▶ **Directions for this task**
Reproduce from the records below, with no pictures, exactly the lines between the one containing "Reproduce this chart" and the one containing "const FS = 23;", inclusive.

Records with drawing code
• • • •
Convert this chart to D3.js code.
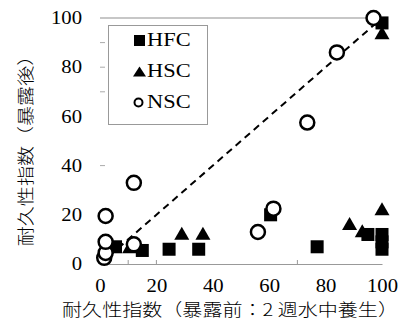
<!DOCTYPE html>
<html><head><meta charset="utf-8">
<script src="https://cdn.jsdelivr.net/npm/d3@7"></script>
<style>body{margin:0;background:#fff} svg{display:block}</style>
</head><body><svg id="c" width="405" height="336"></svg>
<script>
// ---- data ----
const xTickLabels = [0, 20, 40, 60, 80, 100];
const yTickLabels = [0, 20, 40, 60, 80, 100];
const xMinorTicks = [10, 20, 70];
const yMinorTicks = [40, 70, 80, 90];
const seriesNames = ["HFC", "HSC", "NSC"];
const hfcX = [5.5, 15, 24.5, 35, 60.5, 77, 95, 100, 100, 100, 100];
const hfcY = [7, 5.5, 6, 6, 20, 7, 12, 6, 9, 12, 98];
const hscX = [10.5, 29, 36.5, 88.5, 93, 100, 100];
const hscY = [7, 12.5, 12.5, 16.5, 13.5, 22.5, 94];
const nscX = [1.5, 2, 2, 2, 12, 12, 56, 61.5, 73.5, 84, 97];
const nscY = [2.5, 4.5, 9, 19.5, 8, 33, 13, 22.5, 57.5, 86, 100];
const refX = [0, 100];
const refY = [0, 100];
const xTitle = "耐久性指数（暴露前：2 週水中養生）";
const yTitle = "耐久性指数（暴露後）";

// ---- layout ----
const svg = d3.select("#c");
const S = 1.15; // horizontal text stretch
const serif = "'Liberation Serif','Times New Roman',serif";
const cjk = "'Noto Sans CJK JP','Noto Sans CJK SC',sans-serif";
const x = d3.scaleLinear().domain([0, 100]).range([100, 382]);
const y = d3.scaleLinear().domain([0, 100]).range([264, 18]);
const zip = (a, b) => a.map((v, i) => [v, b[i]]);

// top gridline at 100
svg.append("line").attr("x1", x(0)).attr("x2", x(100)).attr("y1", y(100)).attr("y2", y(100))
  .attr("stroke", "#b4b4b4").attr("stroke-width", 1.6);

// y axis labels
const ya = svg.append("g").attr("transform", `translate(${x(0)},0)`)
  .call(d3.axisLeft(y).tickValues(yTickLabels).tickSize(0).tickFormat(d3.format("d")));
ya.select(".domain").remove();
ya.selectAll("text").attr("x", -18 / S).attr("transform", `scale(${S},1)`)
  .style("font-family", serif).style("font-size", "18px").attr("fill", "#000");

// y minor ticks
svg.selectAll(".ymt").data(yMinorTicks).join("line")
  .attr("x1", x(0)).attr("x2", x(0) + 5).attr("y1", d => y(d)).attr("y2", d => y(d))
  .attr("stroke", "#aaa").attr("stroke-width", 1);

// x axis
const xa = svg.append("g").attr("transform", `translate(0,${y(0)})`)
  .call(d3.axisBottom(x).tickValues(xTickLabels).tickSize(0).tickFormat(d3.format("d")));
xa.select(".domain").attr("stroke", "#999").attr("stroke-width", 1);
xa.selectAll("text").attr("y", 28).attr("dy", 0).attr("transform", `scale(${S},1)`)
  .style("font-family", serif).style("font-size", "18px").attr("fill", "#000");
svg.selectAll(".xmt").data(xMinorTicks).join("line")
  .attr("x1", d => x(d)).attr("x2", d => x(d)).attr("y1", y(0)).attr("y2", y(0) - 4)
  .attr("stroke", "#999").attr("stroke-width", 1);

// reference dashed line
svg.append("path").datum(zip(refX, refY))
  .attr("d", d3.line().x(d => x(d[0])).y(d => y(d[1])))
  .attr("fill", "none").attr("stroke", "#000").attr("stroke-width", 2)
  .attr("stroke-dasharray", "7,5");

// markers
const sq = 13;
svg.selectAll(".hfc").data(zip(hfcX, hfcY)).join("rect")
  .attr("x", d => x(d[0]) - sq / 2).attr("y", d => y(d[1]) - sq / 2)
  .attr("width", sq).attr("height", sq).attr("fill", "#000");
const tri = (cx, cy, w, h) => `M${cx},${cy - h / 2}L${cx + w / 2},${cy + h / 2}L${cx - w / 2},${cy + h / 2}Z`;
svg.selectAll(".hsc").data(zip(hscX, hscY)).join("path")
  .attr("d", d => tri(x(d[0]), y(d[1]), 15, 13)).attr("fill", "#000");
svg.selectAll(".nsc").data(zip(nscX, nscY)).join("circle")
  .attr("cx", d => x(d[0])).attr("cy", d => y(d[1])).attr("r", 7)
  .attr("fill", "#fff").attr("stroke", "#000").attr("stroke-width", 2.5);

// legend
const lg = svg.append("g");
lg.append("rect").attr("x", 108.5).attr("y", 25.5).attr("width", 99).attr("height", 99)
  .attr("fill", "#fff").attr("stroke", "#999").attr("stroke-width", 1);
const ly = [46.5, 77, 108];
lg.append("rect").attr("x", 134).attr("y", 35).attr("width", 11).attr("height", 11).attr("fill", "#000");
lg.append("path").attr("d", tri(139.5, 71.5, 13, 10)).attr("fill", "#000");
lg.append("circle").attr("cx", 138.5).attr("cy", 102.5).attr("r", 4).attr("fill", "#fff")
  .attr("stroke", "#000").attr("stroke-width", 2);
lg.selectAll(".lt").data(seriesNames).join("text")
  .attr("x", 147 / S).attr("y", (d, i) => ly[i]).attr("transform", `scale(${S},1)`)
  .style("font-family", serif).style("font-size", "19.5px").attr("fill", "#000").text(d => d);

// axis titles
svg.append("text").attr("transform", `translate(230,316) scale(1.18,1)`)
  .attr("text-anchor", "middle").style("font-family", cjk).style("font-size", "17px")
  .style("font-weight", 300).attr("fill", "#000").text(xTitle);
svg.append("text").attr("transform", `translate(32,146) rotate(-90) scale(1.18,1)`)
  .attr("text-anchor", "middle").style("font-family", cjk).style("font-size", "17px")
  .style("font-weight", 300).attr("fill", "#000").text(yTitle);
</script></body></html>
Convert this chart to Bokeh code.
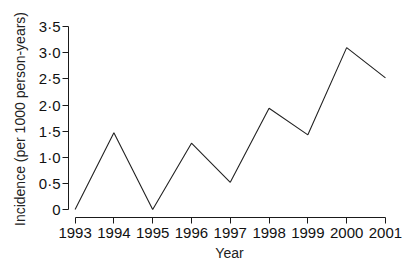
from bokeh.plotting import figure
from bokeh.models import FixedTicker, CustomJSTickFormatter, Range1d
from bokeh.embed import file_html
from bokeh.resources import INLINE

years = [1993, 1994, 1995, 1996, 1997, 1998, 1999, 2000, 2001]
incidence = [0.0, 1.47, 0.0, 1.27, 0.52, 1.94, 1.43, 3.10, 2.52]
y_ticks = [0, 0.5, 1.0, 1.5, 2.0, 2.5, 3.0, 3.5]
y_labels = ["0", "0·5", "1·0", "1·5", "2·0", "2·5", "3·0", "3·5"]
x_title = "Year"
y_title = "Incidence (per 1000 person-years)"

FONT = "Liberation Sans"

p = figure(width=406, height=269, output_backend="svg", toolbar_location=None,
           x_range=Range1d(1992.83, 2001.13), y_range=Range1d(-0.153, 3.62))
p.min_border_left = 68
p.min_border_right = 16
p.min_border_top = 20
p.min_border_bottom = 52
p.outline_line_color = None
p.grid.visible = False
p.background_fill_color = "white"

p.line(years, incidence, line_color="#222222", line_width=1.1)

xa = p.xaxis[0]
ya = p.yaxis[0]
xa.ticker = FixedTicker(ticks=years)
xa.bounds = (years[0], years[-1])
ya.ticker = FixedTicker(ticks=y_ticks)
ya.bounds = (y_ticks[0], y_ticks[-1])
ya.formatter = CustomJSTickFormatter(args=dict(tv=y_ticks, tl=y_labels), code="""
const i = tv.indexOf(tick);
return i >= 0 ? tl[i] : "";
""")
xa.formatter = CustomJSTickFormatter(code="return String(Math.round(tick));")

for ax in (xa, ya):
    ax.axis_line_color = "#1a1a1a"
    ax.axis_line_width = 1
    ax.major_tick_line_color = "#1a1a1a"
    ax.major_tick_out = 6
    ax.major_tick_in = 0
    ax.minor_tick_out = 0
    ax.minor_tick_in = 0
    ax.major_label_text_font = FONT
    ax.major_label_text_font_size = "15px"
    ax.major_label_text_color = "#111111"
    ax.axis_label_text_font = FONT
    ax.axis_label_text_font_size = "14px"
    ax.axis_label_text_font_style = "normal"
    ax.axis_label_text_color = "#222222"

xa.axis_label = x_title
ya.axis_label = y_title
xa.major_label_standoff = 4
xa.axis_label_standoff = 4
ya.major_label_standoff = 2
ya.axis_label_standoff = 8

open("out.html", "w").write(file_html(p, INLINE))
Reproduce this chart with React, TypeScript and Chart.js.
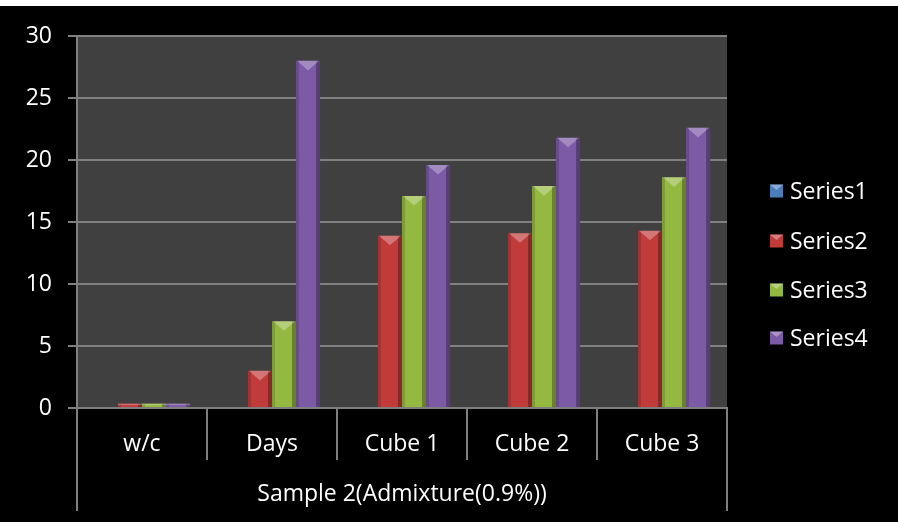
import React, { useEffect, useRef } from "react";
import { Chart, registerables } from "chart.js";

Chart.register(...registerables);

const categories = ["w/c", "Days", "Cube 1", "Cube 2", "Cube 3"];
const groupLabel = "Sample 2(Admixture(0.9%))";
const seriesNames = ["Series1", "Series2", "Series3", "Series4"];
const series1 = [0, 0, 0, 0, 0];
const series2 = [0.35, 3, 13.9, 14.1, 14.3];
const series3 = [0.35, 7, 17.1, 17.9, 18.6];
const series4 = [0.35, 28, 19.6, 21.8, 22.6];
const seriesColors = ["#4a7ebb", "#c23b3b", "#94b940", "#7c5aa6"];
const FONT = "'Open Sans', 'DejaVu Sans', sans-serif";
const FS = 23;

const decorPlugin = {
  id: "decor",
  beforeDraw(chart: any) {
    const { ctx, chartArea } = chart;
    ctx.save();
    ctx.fillStyle = "#000000";
    ctx.fillRect(0, 0, chart.width, chart.height);
    ctx.fillStyle = "#404040";
    ctx.fillRect(chartArea.left, chartArea.top, chartArea.right - chartArea.left, chartArea.bottom - chartArea.top);
    ctx.restore();
  },
  afterDatasetsDraw(chart: any) {
    const { ctx } = chart;
    ctx.save();
    chart.data.datasets.forEach((_ds: any, di: number) => {
      const meta = chart.getDatasetMeta(di);
      meta.data.forEach((el: any) => {
        const { x, y, width, base } = el.getProps(["x", "y", "width", "base"], true);
        const h = base - y;
        if (h <= 0.5) return;
        const left = x - width / 2;
        const right = x + width / 2;
        ctx.fillStyle = "rgba(0,0,0,0.15)";
        ctx.fillRect(left, y, 3, h);
        ctx.fillStyle = "rgba(0,0,0,0.3)";
        ctx.fillRect(right - 4, y, 4, h);
        if (h > width * 0.45) {
          ctx.fillStyle = "rgba(255,255,255,0.3)";
          ctx.beginPath();
          ctx.moveTo(left + 1, y);
          ctx.lineTo(right - 1, y);
          ctx.lineTo(x, y + width * 0.4);
          ctx.closePath();
          ctx.fill();
        } else {
          ctx.fillStyle = "rgba(255,255,255,0.25)";
          ctx.fillRect(left, y, width, Math.min(1.5, h));
        }
      });
    });
    ctx.restore();
  },
  afterDraw(chart: any) {
    const { ctx, chartArea } = chart;
    const n = chart.data.labels.length;
    const step = (chartArea.right - chartArea.left) / n;
    ctx.save();
    ctx.strokeStyle = "#7f7f7f";
    ctx.lineWidth = 2;
    for (let i = 0; i <= n; i++) {
      const xx = chartArea.left + step * i;
      const outer = i === 0 || i === n;
      ctx.beginPath();
      ctx.moveTo(xx, chartArea.bottom);
      ctx.lineTo(xx, chartArea.bottom + (outer ? 103 : 52));
      ctx.stroke();
    }
    ctx.fillStyle = "#ffffff";
    ctx.font = `${FS}px ${FONT}`;
    ctx.textAlign = "center";
    ctx.textBaseline = "middle";
    ctx.fillText(groupLabel, (chartArea.left + chartArea.right) / 2, chartArea.bottom + 86);

    // legend
    const lx = chartArea.right + 43;
    const ys = [185, 235, 284, 332];
    chart.data.datasets.forEach((ds: any, i: number) => {
      const cy = ys[i];
      ctx.fillStyle = ds.backgroundColor;
      ctx.fillRect(lx, cy - 6.5, 13, 13);
      ctx.fillStyle = "rgba(255,255,255,0.35)";
      ctx.beginPath();
      ctx.moveTo(lx, cy - 6.5);
      ctx.lineTo(lx + 13, cy - 6.5);
      ctx.lineTo(lx + 6.5, cy - 1);
      ctx.closePath();
      ctx.fill();
      ctx.fillStyle = "#ffffff";
      ctx.textAlign = "left";
      ctx.fillText(ds.label, lx + 20, cy + 1);
    });
    ctx.restore();
  },
};

export default function App() {
  const ref = useRef<HTMLCanvasElement | null>(null);
  useEffect(() => {
    if (!ref.current) return;
    const values = [series1, series2, series3, series4];
    const chart = new Chart(ref.current, {
      type: "bar",
      data: {
        labels: categories,
        datasets: seriesNames.map((name, i) => ({
          label: name,
          data: values[i],
          backgroundColor: seriesColors[i],
          borderWidth: 0,
          barPercentage: 1,
          categoryPercentage: 0.74,
        })),
      },
      options: {
        animation: false,
        responsive: true,
        maintainAspectRatio: false,
        layout: { padding: { top: 30, right: 171, left: 0, bottom: 0 } },
        plugins: { legend: { display: false }, tooltip: { enabled: false } },
        scales: {
          x: {
            grid: { display: false },
            border: { display: true, color: "#7f7f7f", width: 2 },
            ticks: { color: "#ffffff", font: { family: FONT, size: FS }, padding: 15, maxRotation: 0 },
            afterFit: (s: any) => {
              s.height = 114;
            },
          },
          y: {
            min: 0,
            max: 30,
            ticks: { stepSize: 5, color: "#ffffff", font: { family: FONT, size: FS }, padding: 16 },
            grid: { color: "#808080", lineWidth: 2, tickLength: 9 },
            border: { display: true, color: "#808080", width: 2 },
            afterFit: (s: any) => {
              s.width = 77;
            },
          },
        },
      },
      plugins: [decorPlugin],
    });
    return () => chart.destroy();
  }, []);
  return (
    <div style={{ position: "fixed", top: 6, left: 0, width: 898, height: 516, background: "#000" }}>
      <canvas ref={ref} />
    </div>
  );
}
• • • •
▶ **Answer to this exercise**
Reproduce this chart with React, TypeScript and Chart.js.
import React, { useEffect, useRef } from "react";
import { Chart, registerables } from "chart.js";

Chart.register(...registerables);

const categories = ["w/c", "Days", "Cube 1", "Cube 2", "Cube 3"];
const groupLabel = "Sample 2(Admixture(0.9%))";
const seriesNames = ["Series1", "Series2", "Series3", "Series4"];
const series1 = [0, 0, 0, 0, 0];
const series2 = [0.35, 3, 13.9, 14.1, 14.3];
const series3 = [0.35, 7, 17.1, 17.9, 18.6];
const series4 = [0.35, 28, 19.6, 21.8, 22.6];
const seriesColors = ["#4a7ebb", "#c23b3b", "#94b940", "#7c5aa6"];
const FONT = "'Open Sans', 'DejaVu Sans', sans-serif";
const FS = 23;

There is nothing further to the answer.